## What you will do
Retype every line from the start of the entries below down to the line with "diagram 960 x 720", both ends included; skip the pictures.

+-------+

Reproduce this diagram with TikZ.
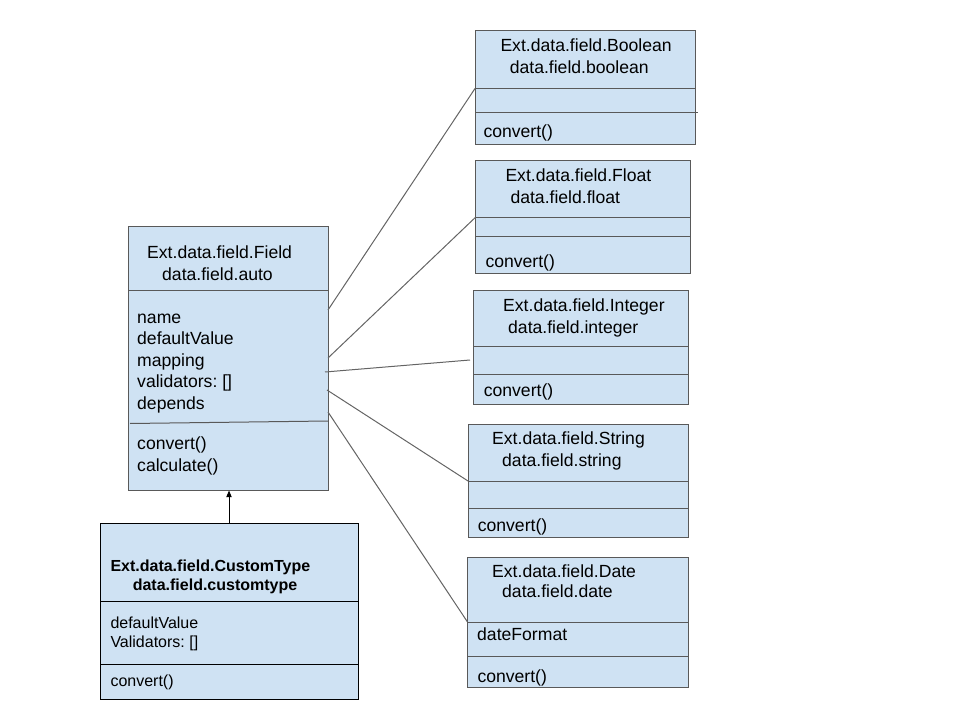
\documentclass[tikz,border=0pt]{standalone}
\usepackage{fontspec}
\setmainfont{Liberation Sans}
\usetikzlibrary{arrows.meta}
\frenchspacing

\tikzset{every picture/.style={line width=0.75pt}}
\tikzset{
  classbox/.style={draw={rgb, 255:red, 89; green, 89; blue, 89 }, fill={rgb, 255:red, 207; green, 226; blue, 243 }},
  custombox/.style={draw=black, fill={rgb, 255:red, 207; green, 226; blue, 243 }},
  rule/.style={draw={rgb, 255:red, 89; green, 89; blue, 89 }},
  link/.style={draw={rgb, 255:red, 100; green, 100; blue, 100 }},
  txt/.style={anchor=base west, inner sep=0pt, font=\fontsize{13.2}{16}\selectfont},
  ctxt/.style={anchor=base west, inner sep=0pt, font=\fontsize{12}{15}\selectfont},
}

\begin{document}
\begin{tikzpicture}[x=0.75pt,y=0.75pt,yscale=-1,xscale=1]
		\useasboundingbox (0,0) rectangle (960,720); %set diagram 960 x 720
		
		%Shape: Rectangle [id:field]
		\draw [classbox] (128,227) -- (328,227) -- (328,490) -- (128,490) -- cycle ;
		\draw [rule] (128,291) -- (328,291) ;
		\draw [rule] (130,423.5) -- (328,421) ;
		%Shape: Rectangle [id:custom]
		\draw [custombox] (100,523) -- (358,523) -- (358,699) -- (100,699) -- cycle ;
		\draw (100,601) -- (358,601) ;
		\draw (100,664) -- (358,664) ;
		%Shape: Rectangle [id:boolean]
		\draw [classbox] (475,30.5) -- (695.5,30.5) -- (695.5,144.5) -- (475,144.5) -- cycle ;
		\draw [rule] (475,88.5) -- (695.5,88.5) ;
		\draw [rule] (475,112.7) -- (698,112.7) ;
		%Shape: Rectangle [id:float]
		\draw [classbox] (475.5,160.5) -- (690.7,160.5) -- (690.7,273.5) -- (475.5,273.5) -- cycle ;
		\draw [rule] (475.5,217.3) -- (690.7,217.3) ;
		\draw [rule] (475.5,237) -- (690.7,237) ;
		%Shape: Rectangle [id:integer]
		\draw [classbox] (473,290.5) -- (688.5,290.5) -- (688.5,404) -- (473,404) -- cycle ;
		\draw [rule] (473,346.7) -- (688.5,346.7) ;
		\draw [rule] (473,374.5) -- (688.5,374.5) ;
		%Shape: Rectangle [id:string]
		\draw [classbox] (468,424) -- (688,424) -- (688,537) -- (468,537) -- cycle ;
		\draw [rule] (468,481) -- (688,481) ;
		\draw [rule] (468,508) -- (688,508) ;
		%Shape: Rectangle [id:date]
		\draw [classbox] (467.5,557.5) -- (688,557.5) -- (688,687) -- (467.5,687) -- cycle ;
		\draw [rule] (467.5,622) -- (688,622) ;
		\draw [rule] (467.5,656) -- (688,656) ;
		
		%connector ends
		\coordinate (fldB) at (328,310) ;
		\coordinate (fldF) at (328,358) ;
		\coordinate (fldI) at (325,372) ;
		\coordinate (fldS) at (327,390) ;
		\coordinate (fldD) at (328,412) ;
		\coordinate (fldBot) at (229,490.5) ;
		\coordinate (boolIn) at (475,88.5) ;
		\coordinate (floatIn) at (475.5,217.3) ;
		\coordinate (intIn) at (470,360) ;
		\coordinate (strIn) at (468,481) ;
		\coordinate (dateIn) at (467.5,622) ;
		\coordinate (ctTop) at (229,523) ;
		
		\draw [link] (fldB) -- (boolIn) ;
		\draw [link] (fldF) -- (floatIn) ;
		\draw [link] (fldI) -- (intIn) ;
		\draw [link] (fldS) -- (strIn) ;
		\draw [link] (fldD) -- (dateIn) ;
		\draw [-{Triangle[length=5pt,width=4pt]}] (ctTop) -- (fldBot) ;
		
		%Field
		\draw (146.7,259) node [txt] (fldT1) {Ext.data.field.Field};
		\draw (161.7,281) node [txt] (fldT2) {data.field.auto};
		\draw (136.7,323) node [txt] (fldA1) {name};
		\draw (136.7,344.5) node [txt] (fldA2) {defaultValue};
		\draw (136.7,366) node [txt] (fldA3) {mapping};
		\draw (136.7,387.5) node [txt] (fldA4) {validators: []};
		\draw (136.7,409) node [txt] (fldA5) {depends};
		\draw (136.7,449.5) node [txt] (fldM1) {convert()};
		\draw (136.7,471) node [txt] (fldM2) {calculate()};
		%CustomType
		\draw (110,571.7) node [ctxt, font=\fontsize{12}{15}\selectfont\bfseries] (ctT1) {Ext.data.field.CustomType};
		\draw (132.3,590.7) node [ctxt, font=\fontsize{12}{15}\selectfont\bfseries] (ctT2) {data.field.customtype};
		\draw (110,628.5) node [ctxt] (ctA1) {defaultValue};
		\draw (110,647) node [ctxt] (ctA2) {Validators: []};
		\draw (110,686) node [ctxt] (ctM1) {convert()};
		%Boolean
		\draw (500,51.7) node [txt] (boolT1) {Ext.data.field.Boolean};
		\draw (509.3,73.3) node [txt] (boolT2) {data.field.boolean};
		\draw (483,137.7) node [txt] (boolM1) {convert()};
		%Float
		\draw (505,181.7) node [txt] (floatT1) {Ext.data.field.Float};
		\draw (510,203.3) node [txt] (floatT2) {data.field.float};
		\draw (485,267.3) node [txt] (floatM1) {convert()};
		%Integer
		\draw (502.7,311.7) node [txt] (intT1) {Ext.data.field.Integer};
		\draw (507.7,333.3) node [txt] (intT2) {data.field.integer};
		\draw (483.3,396.5) node [txt] (intM1) {convert()};
		%String
		\draw (491.7,444.7) node [txt] (strT1) {Ext.data.field.String};
		\draw (501.7,466.3) node [txt] (strT2) {data.field.string};
		\draw (477.3,531) node [txt] (strM1) {convert()};
		%Date
		\draw (491.7,577) node [txt] (dateT1) {Ext.data.field.Date};
		\draw (501.7,597) node [txt] (dateT2) {data.field.date};
		\draw (476.7,640.3) node [txt] (dateA1) {dateFormat};
		\draw (477,682.5) node [txt] (dateM1) {convert()};
		
\end{tikzpicture}
\end{document}
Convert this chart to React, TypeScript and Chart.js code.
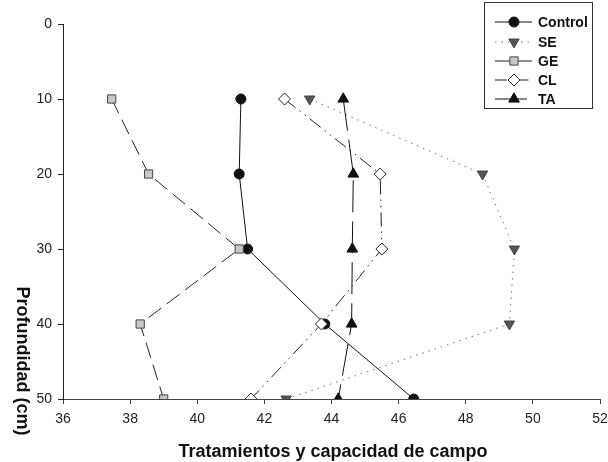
import React, { useEffect, useRef } from "react";
import { Chart, registerables } from "chart.js";
import { drawPoint } from "chart.js/helpers";

Chart.register(...registerables);

const depths = [10, 20, 30, 40, 50];
const controlValues = [41.3, 41.25, 41.5, 43.8, 46.45];
const seValues = [43.35, 48.5, 49.45, 49.3, 42.65];
const geValues = [37.45, 38.55, 41.25, 38.3, 39.0];
const clValues = [42.6, 45.45, 45.5, 43.7, 41.6];
const taValues = [44.35, 44.65, 44.62, 44.6, 44.2];
const seriesNames = ["Control", "SE", "GE", "CL", "TA"];
const xTitle = "Tratamientos y capacidad de campo";
const yTitle = "Profundidad (cm)";

const FONT = "'Liberation Sans', Arial, Helvetica, sans-serif";

type Style = {
  pointStyle: string;
  rotation: number;
  radius: number;
  fill: string;
  stroke: string;
  lineColor: string;
  dash: number[];
};

const styles: Style[] = [
  { pointStyle: "circle", rotation: 0, radius: 5, fill: "#111", stroke: "#111", lineColor: "#111", dash: [] },
  { pointStyle: "triangle", rotation: 180, radius: 6, fill: "#555", stroke: "#444", lineColor: "#777", dash: [1.5, 5] },
  { pointStyle: "rect", rotation: 0, radius: 5.8, fill: "#c8c8c8", stroke: "#444", lineColor: "#222", dash: [16, 7] },
  { pointStyle: "rectRot", rotation: 0, radius: 6, fill: "#fff", stroke: "#222", lineColor: "#222", dash: [14, 5, 1.5, 5, 1.5, 5] },
  { pointStyle: "triangle", rotation: 0, radius: 6.2, fill: "#111", stroke: "#111", lineColor: "#111", dash: [32, 9] },
];

const allValues = [controlValues, seValues, geValues, clValues, taValues];

const customPlugin = {
  id: "custom",
  afterDraw(chart: any) {
    const ctx = chart.ctx;
    ctx.save();
    // Legend box
    ctx.strokeStyle = "#333";
    ctx.lineWidth = 1;
    ctx.strokeRect(484.5, 2.5, 108, 106);
    const rowY = [22, 42, 61, 80, 99];
    seriesNames.forEach((name, i) => {
      const s = styles[i];
      const y = rowY[i];
      ctx.save();
      ctx.strokeStyle = s.lineColor;
      ctx.lineWidth = 1;
      ctx.setLineDash(i === 2 ? [] : i === 3 ? [12, 4, 1.5, 4] : s.dash);
      ctx.beginPath();
      ctx.moveTo(495, y);
      ctx.lineTo(532, y);
      ctx.stroke();
      ctx.restore();
      ctx.save();
      ctx.fillStyle = s.fill;
      ctx.strokeStyle = s.stroke;
      ctx.lineWidth = 1;
      ctx.setLineDash([]);
      drawPoint(
        ctx,
        {
          pointStyle: s.pointStyle,
          rotation: s.rotation,
          radius: s.radius,
          borderWidth: 1,
        } as any,
        514,
        y
      );
      ctx.restore();
      ctx.fillStyle = "#111";
      ctx.font = `bold 14px ${FONT}`;
      ctx.textAlign = "left";
      ctx.textBaseline = "middle";
      ctx.fillText(name, 538, y + 1);
    });
    // Axis titles
    ctx.fillStyle = "#111";
    ctx.font = `bold 18px ${FONT}`;
    ctx.textAlign = "center";
    ctx.textBaseline = "middle";
    ctx.fillText(xTitle, 333, 452);
    ctx.save();
    ctx.translate(22, 361);
    ctx.rotate(Math.PI / 2);
    ctx.fillText(yTitle, 0, 0);
    ctx.restore();
    ctx.restore();
  },
};

export default function App() {
  const ref = useRef<HTMLCanvasElement | null>(null);
  useEffect(() => {
    document.body.style.margin = "0";
    if (!ref.current) return;
    const datasets = allValues.map((vals, i) => {
      const s = styles[i];
      return {
        label: seriesNames[i],
        data: vals.map((v, j) => ({ x: v, y: depths[j] })),
        order: allValues.length - 1 - i,
        showLine: true,
        borderColor: s.lineColor,
        borderWidth: 1,
        borderDash: s.dash,
        pointStyle: s.pointStyle,
        rotation: s.rotation,
        pointRadius: s.radius,
        pointBackgroundColor: s.fill,
        pointBorderColor: s.stroke,
        pointBorderWidth: 1,
        fill: false,
        tension: 0,
      };
    });
    const chart = new Chart(ref.current, {
      type: "scatter",
      data: { datasets: datasets as any },
      plugins: [customPlugin],
      options: {
        animation: false,
        responsive: true,
        maintainAspectRatio: false,
        layout: { padding: { left: 0, right: 0, top: 24, bottom: 0 } },
        plugins: { legend: { display: false }, tooltip: { enabled: false } },
        scales: {
          x: {
            type: "linear",
            min: 36,
            max: 52,
            ticks: { stepSize: 2, color: "#222", font: { family: FONT, size: 14 }, padding: 7 },
            grid: { drawOnChartArea: false, tickLength: 5, color: "#444" },
            border: { color: "#444", width: 1 },
            afterFit: (scale: any) => {
              scale.height = 63;
              scale.paddingRight = 8;
              scale.paddingLeft = 0;
            },
          },
          y: {
            type: "linear",
            min: 0,
            max: 50,
            reverse: true,
            ticks: { stepSize: 10, color: "#222", font: { family: FONT, size: 14 }, padding: 6 },
            grid: { drawOnChartArea: false, tickLength: 5, color: "#222" },
            border: { color: "#222", width: 1 },
            afterFit: (scale: any) => {
              scale.width = 63;
            },
          },
        },
      } as any,
    });
    return () => chart.destroy();
  }, []);
  return (
    <div style={{ position: "relative", width: 608, height: 462 }}>
      <canvas ref={ref} />
    </div>
  );
}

+-------+

## Written answer
Reproduce this diagram with TikZ.
\documentclass[tikz,border=0pt]{standalone}
\usepackage{fontspec}
\setmainfont{Liberation Sans}
\usetikzlibrary{arrows.meta}
\frenchspacing

\tikzset{every picture/.style={line width=0.75pt}}
\tikzset{
  classbox/.style={draw={rgb, 255:red, 89; green, 89; blue, 89 }, fill={rgb, 255:red, 207; green, 226; blue, 243 }},
  custombox/.style={draw=black, fill={rgb, 255:red, 207; green, 226; blue, 243 }},
  rule/.style={draw={rgb, 255:red, 89; green, 89; blue, 89 }},
  link/.style={draw={rgb, 255:red, 100; green, 100; blue, 100 }},
  txt/.style={anchor=base west, inner sep=0pt, font=\fontsize{13.2}{16}\selectfont},
  ctxt/.style={anchor=base west, inner sep=0pt, font=\fontsize{12}{15}\selectfont},
}

\begin{document}
\begin{tikzpicture}[x=0.75pt,y=0.75pt,yscale=-1,xscale=1]
		\useasboundingbox (0,0) rectangle (960,720); %set diagram 960 x 720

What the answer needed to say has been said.